By 5 AM ET (0900 GMT), the benchmark Euro STOXX 600 was up 0.5% at 371.53, while the U.K. FTSE 100 and the German DAX were both up 0.7%.
The Italian FTSE MIB was the top performer of the morning on hopes that a new government can be cobbled together to pass a budget for next year without the need for new elections.
However, Helen Thomas, CEO of the consultancy Blonde Money in Oxford, noted that the political momentum remains with the right-wing Lega Party of Matteo Salvini, and that a new government led by it remains the likeliest outcome.
“If a discredited cobbled-together coalition or a bunch of technocrats has to get Italy through its Budget process, anti-establishment sentiment will only rise,” Thomas said in a morning brief.

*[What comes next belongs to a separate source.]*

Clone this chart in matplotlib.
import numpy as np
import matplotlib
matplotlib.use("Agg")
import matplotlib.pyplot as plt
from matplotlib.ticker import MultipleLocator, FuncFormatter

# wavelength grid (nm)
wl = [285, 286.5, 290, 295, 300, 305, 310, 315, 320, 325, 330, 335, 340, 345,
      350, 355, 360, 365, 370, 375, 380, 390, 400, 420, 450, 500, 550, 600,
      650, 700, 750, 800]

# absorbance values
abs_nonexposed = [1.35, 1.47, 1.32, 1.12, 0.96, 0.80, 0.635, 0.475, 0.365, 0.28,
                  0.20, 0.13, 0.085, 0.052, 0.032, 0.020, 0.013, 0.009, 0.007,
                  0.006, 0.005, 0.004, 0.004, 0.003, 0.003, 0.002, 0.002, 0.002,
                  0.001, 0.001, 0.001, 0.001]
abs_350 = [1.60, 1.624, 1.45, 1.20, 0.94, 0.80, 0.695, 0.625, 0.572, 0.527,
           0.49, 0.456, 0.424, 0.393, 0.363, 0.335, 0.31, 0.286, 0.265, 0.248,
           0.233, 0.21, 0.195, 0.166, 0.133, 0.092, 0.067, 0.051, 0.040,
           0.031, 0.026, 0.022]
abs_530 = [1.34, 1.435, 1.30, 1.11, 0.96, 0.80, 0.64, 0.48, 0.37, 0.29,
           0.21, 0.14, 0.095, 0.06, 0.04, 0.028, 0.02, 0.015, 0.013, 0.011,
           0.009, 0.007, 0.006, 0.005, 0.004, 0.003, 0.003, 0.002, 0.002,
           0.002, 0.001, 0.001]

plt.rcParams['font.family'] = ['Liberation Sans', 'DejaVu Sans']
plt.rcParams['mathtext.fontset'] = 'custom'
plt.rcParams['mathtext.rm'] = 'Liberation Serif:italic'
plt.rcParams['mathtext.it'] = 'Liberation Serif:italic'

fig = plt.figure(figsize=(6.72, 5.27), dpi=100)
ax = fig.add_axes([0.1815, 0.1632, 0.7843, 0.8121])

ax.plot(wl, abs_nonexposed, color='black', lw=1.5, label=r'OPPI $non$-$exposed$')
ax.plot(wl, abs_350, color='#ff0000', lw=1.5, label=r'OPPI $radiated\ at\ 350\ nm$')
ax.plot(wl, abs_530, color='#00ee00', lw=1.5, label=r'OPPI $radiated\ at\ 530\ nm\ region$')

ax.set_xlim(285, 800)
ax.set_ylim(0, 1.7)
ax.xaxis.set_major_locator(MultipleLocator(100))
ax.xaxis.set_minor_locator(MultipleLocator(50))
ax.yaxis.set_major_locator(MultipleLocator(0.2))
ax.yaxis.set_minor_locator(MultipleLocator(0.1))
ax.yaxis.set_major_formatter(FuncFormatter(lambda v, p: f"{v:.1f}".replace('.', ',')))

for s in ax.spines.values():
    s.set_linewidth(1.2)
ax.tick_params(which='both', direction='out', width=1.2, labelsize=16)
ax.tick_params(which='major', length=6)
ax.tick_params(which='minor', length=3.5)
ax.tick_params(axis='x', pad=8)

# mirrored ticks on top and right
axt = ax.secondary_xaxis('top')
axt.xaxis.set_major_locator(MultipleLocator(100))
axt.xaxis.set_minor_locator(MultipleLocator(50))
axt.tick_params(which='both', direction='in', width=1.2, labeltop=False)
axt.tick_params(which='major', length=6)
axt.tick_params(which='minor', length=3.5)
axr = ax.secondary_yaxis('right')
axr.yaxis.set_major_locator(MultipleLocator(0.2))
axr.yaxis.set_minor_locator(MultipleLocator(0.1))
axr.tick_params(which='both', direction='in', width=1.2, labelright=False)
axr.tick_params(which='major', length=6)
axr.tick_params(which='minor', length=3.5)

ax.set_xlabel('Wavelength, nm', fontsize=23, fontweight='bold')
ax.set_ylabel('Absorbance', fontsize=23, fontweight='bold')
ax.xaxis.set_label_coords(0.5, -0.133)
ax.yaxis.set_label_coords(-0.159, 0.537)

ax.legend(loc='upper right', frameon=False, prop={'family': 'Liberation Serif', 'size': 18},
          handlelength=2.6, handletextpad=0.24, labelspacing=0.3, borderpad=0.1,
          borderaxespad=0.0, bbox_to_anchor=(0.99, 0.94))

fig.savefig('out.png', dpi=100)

All other things being equal, that would mean that a relief rally for Italian stocks could be short-lived, given that Italy's debt dispute with the EU - a key weakness in the euro zone's economic and political architecture - would be only deferred rather than settled. However, there’s an upside to buying even a few months, since that could be all Italy needs for the broader budgetary picture in Europe to become more accommodating.
Over the weekend, German Finance Minister Olaf Scholz dropped hints about Berlin loosening the purse strings to support an economy that is slowing sharply under the effects of the U.S.-China trade war.
Frederik Ducrozet, a strategist with Pictet Asset Management, noted that Scholz’s comments were deliberately vague “but anyway, the fiscal genie is out of the bottle and the markets are listening,” he said via Twitter.
On a light day for data, U.K. homebuilding and realtor stocks outperformed after tentative signs of life in the Rightmove House Price Index, which suggested that the key London market may be bottoming out. Realtor Foxtons (LON:FOXT) rose 3.4%, while upmarket builders Redrow (LON:RDW) and Berkeley Group (LON:BKGH) both rose 1.0%.